Thomas D. Larson (September 28, 1928 - July 20, 2006) was an American administrator, who was sworn in as the Federal Highway Administrator on August 10, 1989. A native of Pennsylvania, Larson came to the FHWA after a career as a researcher, Professor of Civil Engineering, and administrator at the Pennsylvania State University. He was Pennsylvania's Secretary of Transportation for eight years, and a leader in the American Association of State Highway and Transportation Officials and the Transportation Research Board.

Larson led the preparation of the National Transportation Policy in March 1990 and played a strong role in molding the landmark Intermodal Surface Transportation Efficiency Act of 1991 (ISTEA). To match this first major restructuring of the Federal-aid Highway Program and rethinking of the Agency's mission since the Interstate era began in 1956, Larson oversaw an FHWA reorganization and established the agency-wide strategic planning initiative (FHWA 2000) that prepared FHWA to better meet State and local needs in implementing ISTEA for the Nation's ever-increasing mobility needs.

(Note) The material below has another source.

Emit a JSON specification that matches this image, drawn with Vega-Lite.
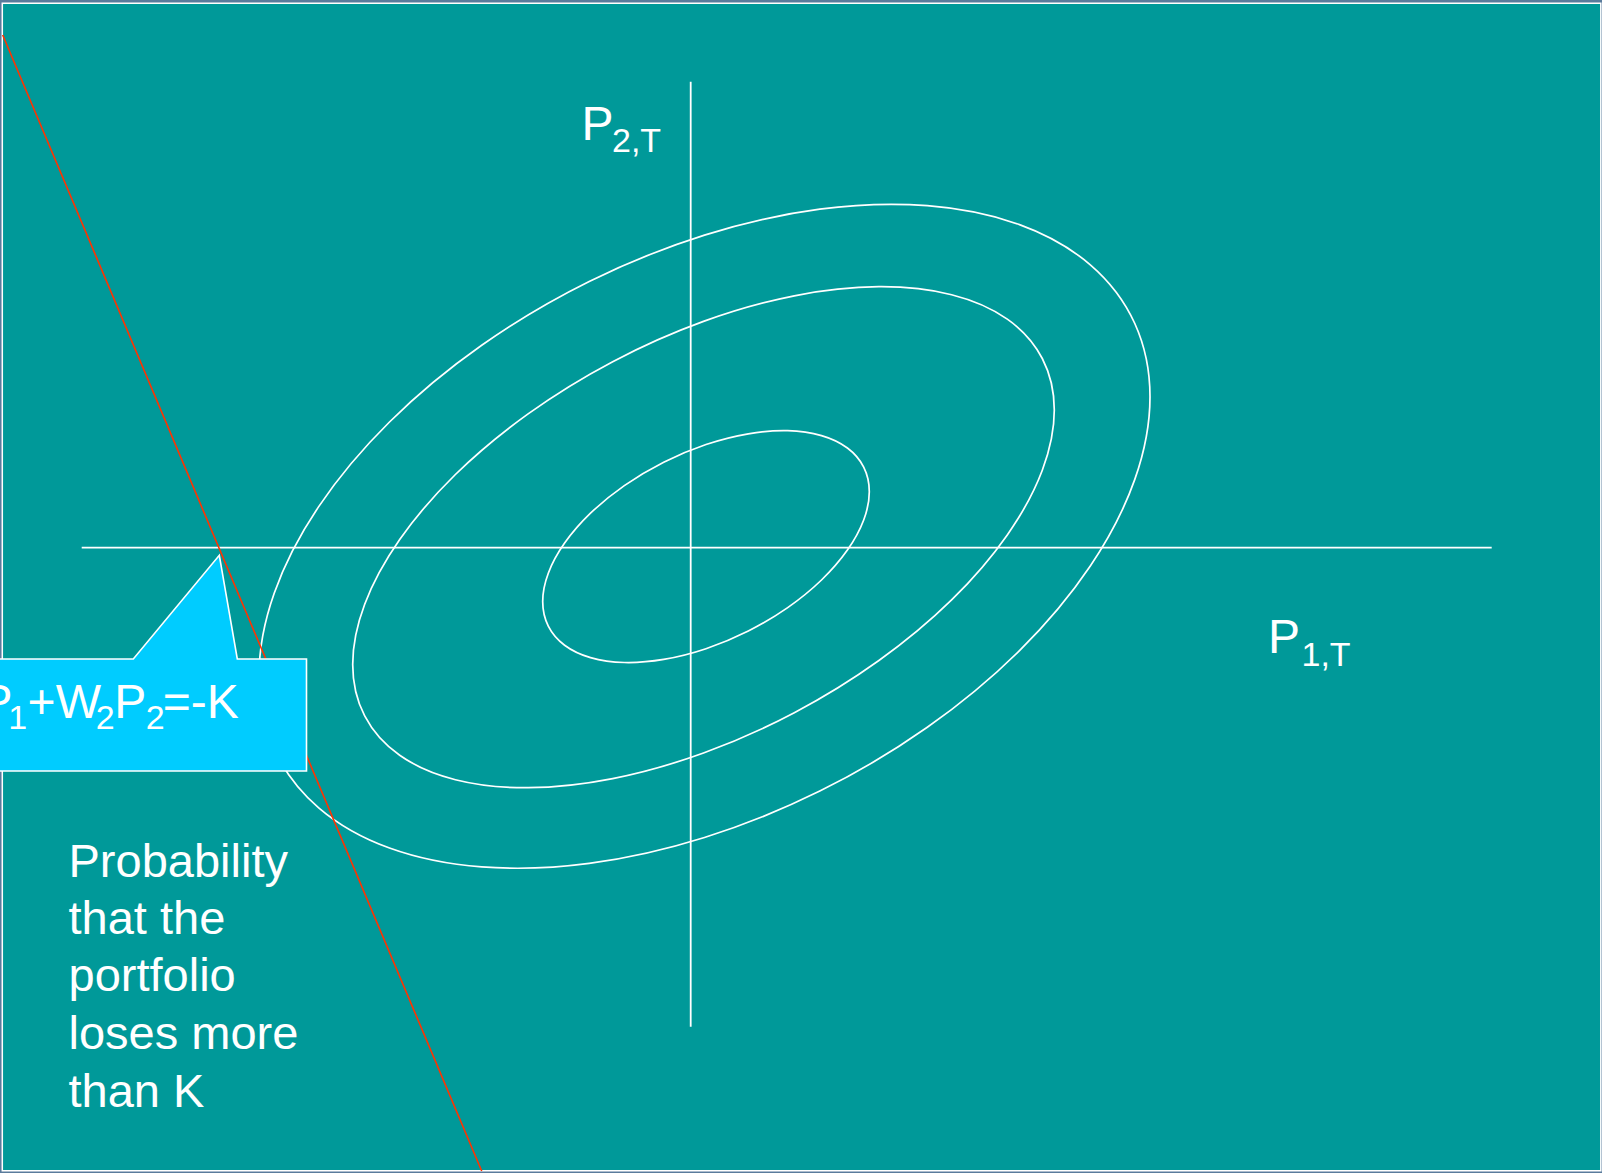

Additional highlights during his tenure included a continuing decline in the highway fatality rate to an all-time low, a dramatic increase in the research, technology, and intelligent Vehicle Highway System programs, and continued support for university transportation centers. During his service, Larson emphasized innovation and partnerships, renewed the commitment to environmental sensitivity as embodied in the FHWA Environmental Policy Statement of April 1990, reinvigorated motor carrier safety enforcement, and expanded diversity education and training for all employees.